I am not sure we can fix the problem ("global surveillance system") with
technology at all. Sure, personally I am a big fan of more usable and
safer tools to communicate. They make us technology/privacy enthusiasts
happy.

Do ordinary citizen care about e-mail anymore anyway?

I would assume, that most citizen communication nowadays is done by
Facebook, SMS, WhatsApp. Roughly in that order. Who cares about e-mail,
not to speak about secure e-mail anymore?

Facebook is just too convenient.

My hypothesis is: If there was a perfectly usable and perfectly safe
alternative to Facebook, the majority would still continue to use
Facebook. Just because Facebook reached critical mass, almost everyone
is using it. The fact that almost everyone is using it is what it make
attractive. And generally, people are lazy - once accustomed to
something, they are unwilling to learn a new tool.

Before we can get safer communication tools, we need to involve more
people. I would assume, that the majority of the Open Source community
still does not work on security and usability. Let's not try to convert
the existing community, let's try to grow the community.

We have a education problem in the first place.

- Why should I encrypt my communication if I have nothing to hide?
- How is government supposed to catch terrorists if everyone encrypts
their communication?

Oh, and don't try to convince me on these two. I am already convinced.

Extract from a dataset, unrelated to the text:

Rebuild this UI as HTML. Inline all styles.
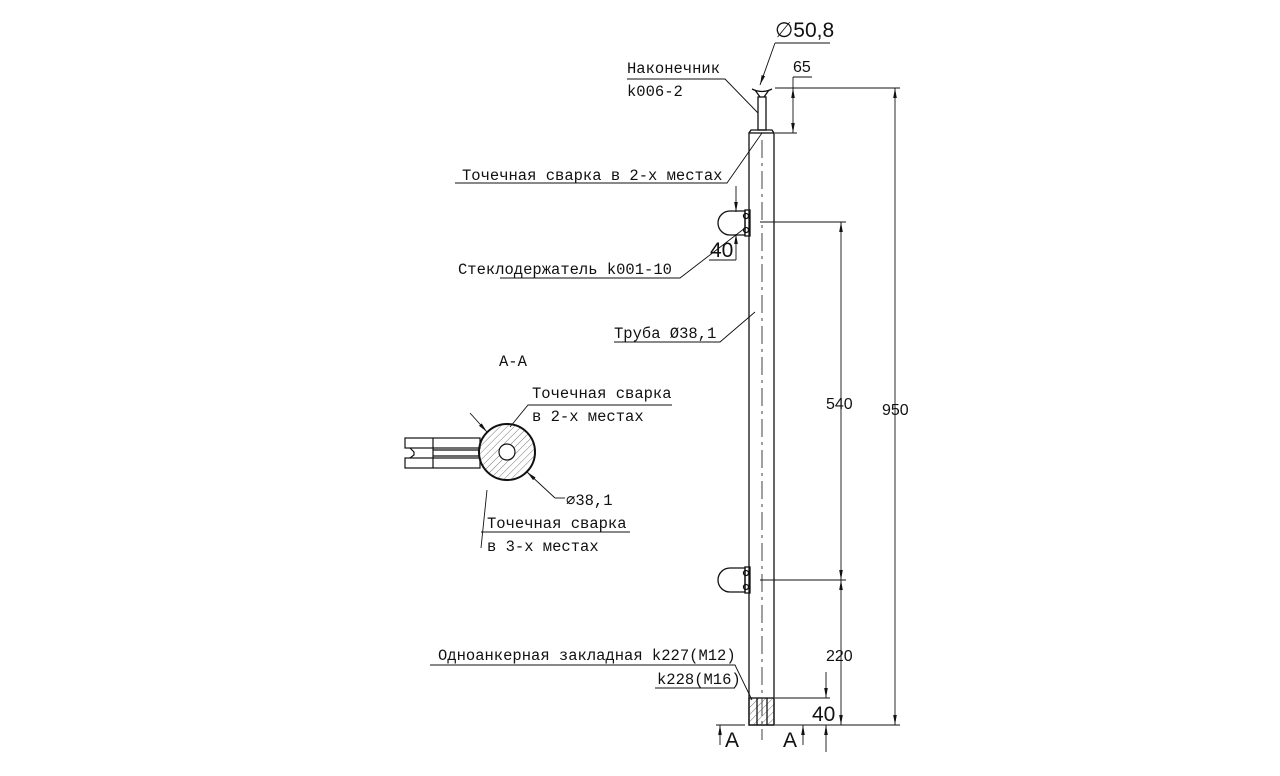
<!DOCTYPE html>
<html><head><meta charset="utf-8"><style>
html,body{margin:0;padding:0;background:#fff;width:1280px;height:776px;overflow:hidden}
svg text{font-family:"Liberation Mono","DejaVu Sans Mono",monospace;font-size:15.5px;fill:#111}
svg text.s{font-family:"Liberation Sans",sans-serif;font-size:16px}
</style></head><body>
<svg width="1280" height="776" viewBox="0 0 1280 776" xmlns="http://www.w3.org/2000/svg">
<defs>
<marker id="a" viewBox="0 0 10 10" refX="10" refY="5" markerWidth="10" markerHeight="10" markerUnits="userSpaceOnUse" orient="auto-start-reverse"><path d="M0,3.2 L10,5 L0,6.8z" fill="#111"/></marker>
<pattern id="h" width="5" height="5" patternUnits="userSpaceOnUse" patternTransform="rotate(45)"><line x1="0" y1="0" x2="0" y2="5" stroke="#555" stroke-width="0.8"/></pattern>
</defs>
<g stroke="#111" fill="none" stroke-width="1.3">
<rect x="749" y="133" width="25" height="592"/>
<line x1="762" y1="140" x2="762" y2="740" stroke-width="0.8" stroke-dasharray="18,5,3,5"/>
<rect x="749" y="698" width="25" height="27" fill="url(#h)"/>
<line x1="757" y1="698" x2="757" y2="725"/><line x1="767" y1="698" x2="767" y2="725"/>
<path d="M749,133 L751,130 L772,130 L774,133"/>
<rect x="758" y="97" width="8" height="33"/>
<path d="M752,89 Q762,94 772,89 M755,90 L760,97 M769,90 L764,97"/>
<path d="M745,211 L730,211 A12,12 0 0 0 730,235 L745,235 Z"/>
<rect x="745" y="210" width="5" height="26"/>
<circle cx="746" cy="216" r="2.5"/><circle cx="746" cy="230" r="2.5"/>
<path d="M745,568 L730,568 A12,12 0 0 0 730,592 L745,592 Z"/>
<rect x="745" y="567" width="5" height="26"/>
<circle cx="746" cy="573" r="2.5"/><circle cx="746" cy="587" r="2.5"/>
</g>
<g stroke="#111" fill="none" stroke-width="0.9">
<line x1="775" y1="88" x2="900" y2="88"/><line x1="775" y1="725" x2="900" y2="725"/>
<line x1="895" y1="88" x2="895" y2="725" marker-start="url(#a)" marker-end="url(#a)"/>
<line x1="760" y1="222" x2="846" y2="222"/><line x1="760" y1="580" x2="846" y2="580"/>
<line x1="841" y1="222" x2="841" y2="580" marker-start="url(#a)" marker-end="url(#a)"/>
<line x1="841" y1="580" x2="841" y2="725" marker-start="url(#a)" marker-end="url(#a)"/>
<line x1="775" y1="698" x2="830" y2="698"/>
<line x1="826" y1="672" x2="826" y2="698" marker-end="url(#a)"/>
<line x1="826" y1="752" x2="826" y2="725" marker-end="url(#a)"/>
<line x1="775" y1="133" x2="797" y2="133"/>
<line x1="793" y1="88" x2="793" y2="133" marker-start="url(#a)" marker-end="url(#a)"/>
<line x1="793" y1="88" x2="793" y2="77"/><line x1="793" y1="77" x2="812" y2="77"/>
<line x1="736" y1="186" x2="736" y2="212" marker-end="url(#a)"/>
<line x1="736" y1="260" x2="736" y2="234" marker-end="url(#a)"/>
<line x1="709" y1="260" x2="736" y2="260"/>
<line x1="830" y1="43" x2="775" y2="43"/><line x1="775" y1="43" x2="760" y2="85" marker-end="url(#a)"/>
<path d="M627,79 L725,79 L758,113"/>
<path d="M455,183 L727,183 L762,133"/>
<path d="M500,278 L680,278 L745,228"/>
<path d="M614,342 L720,342 L755,312"/>
<path d="M430,665 L735,665 L752,700"/>
<path d="M655,688 L735,688"/>
<line x1="716" y1="725" x2="745" y2="725"/><line x1="720" y1="745" x2="720" y2="725" marker-end="url(#a)"/>
<line x1="778" y1="725" x2="806" y2="725"/><line x1="803" y1="745" x2="803" y2="725" marker-end="url(#a)"/>
</g>
<g stroke="#111" fill="none" stroke-width="1.2">
<rect x="405" y="438" width="75" height="10"/><rect x="405" y="458" width="75" height="10"/>
<line x1="433" y1="438" x2="433" y2="468"/>
<path d="M410,448 L414,452 L414,455 L410,458 M433,450 L480,450 M433,456 L480,456"/>
<circle cx="507" cy="452" r="28" fill="url(#h)" stroke-width="2"/>
<circle cx="507" cy="452" r="8" fill="#fff"/>
</g>
<g stroke="#111" fill="none" stroke-width="0.9">
<line x1="470" y1="413" x2="487" y2="432" marker-end="url(#a)"/>
<line x1="555" y1="498" x2="527" y2="472" marker-end="url(#a)"/>
<line x1="555" y1="498" x2="565" y2="498"/>
<path d="M672,405 L528,405 L510,427"/>
<path d="M481,548 L487,490"/><line x1="481" y1="532" x2="630" y2="532"/>
</g>
<text x="775" y="37" class="s" style="font-size:21px">∅50,8</text>
<text x="793" y="72" class="s">65</text>
<text x="627" y="73">Наконечник</text>
<text x="627" y="96">k006-2</text>
<text x="462" y="180">Точечная сварка в 2-х местах</text>
<text x="710" y="257" class="s" style="font-size:21px">40</text>
<text x="458" y="274">Стеклодержатель k001-10</text>
<text x="614" y="338">Труба Ø38,1</text>
<text x="499" y="366">А-А</text>
<text x="532" y="398">Точечная сварка</text>
<text x="532" y="421">в 2-х местах</text>
<text x="566" y="505">∅38,1</text>
<text x="487" y="528">Точечная сварка</text>
<text x="487" y="551">в 3-х местах</text>
<text x="826" y="409" class="s">540</text>
<text x="882" y="415" class="s">950</text>
<text x="826" y="661" class="s">220</text>
<text x="812" y="721" class="s" style="font-size:21px">40</text>
<text x="438" y="660">Одноанкерная закладная k227(M12)</text>
<text x="657" y="684">k228(M16)</text>
<text x="725" y="747" class="s" style="font-size:21px">А</text>
<text x="783" y="747" class="s" style="font-size:21px">А</text>
</svg>
</body></html>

If the majority of people would care about politics, privacy and so
forth, I am sure we would have enough people working on privacy tools
and founding.

Fabio Pietrosanti (naif):
> Hi,
> 
> everytime there is a debate and discussion on email security i always
> stand-up when i hear that most of the proposed approach are to "reinvent
> the wheel".
> 
> All initiatiatives are trying to setup some new technological
> infrastructure, some new communication or encryption protocol.
> 
> We MUST USE THE INTERNET STANDARDS, with modifications here and there,
> improving them, in order to reach our goal in securing asyncronous
> communications methods commonly referred as "Email".
> 
> While i appreciate all of those cryptographer trying to do something
> new, i must say that THIS IS THE WRONG WAY!
> 
> We have a big pile of existing very good and very strong IETF RFC
> standards for email.
> 
> We need to improve the way those are used.
> 
> We have OpenPGP.
> We have MIME.
> We have S/MIME.
> We have TLS.
> We have ZRTP.
> We have SMTP/TLS.
> 
> Please, think to use that pile of standards and think to approach email
> security by improving those one.
> 
> I'm confident that it can be done, but all of the "crypto activist"
> community must works in that direction.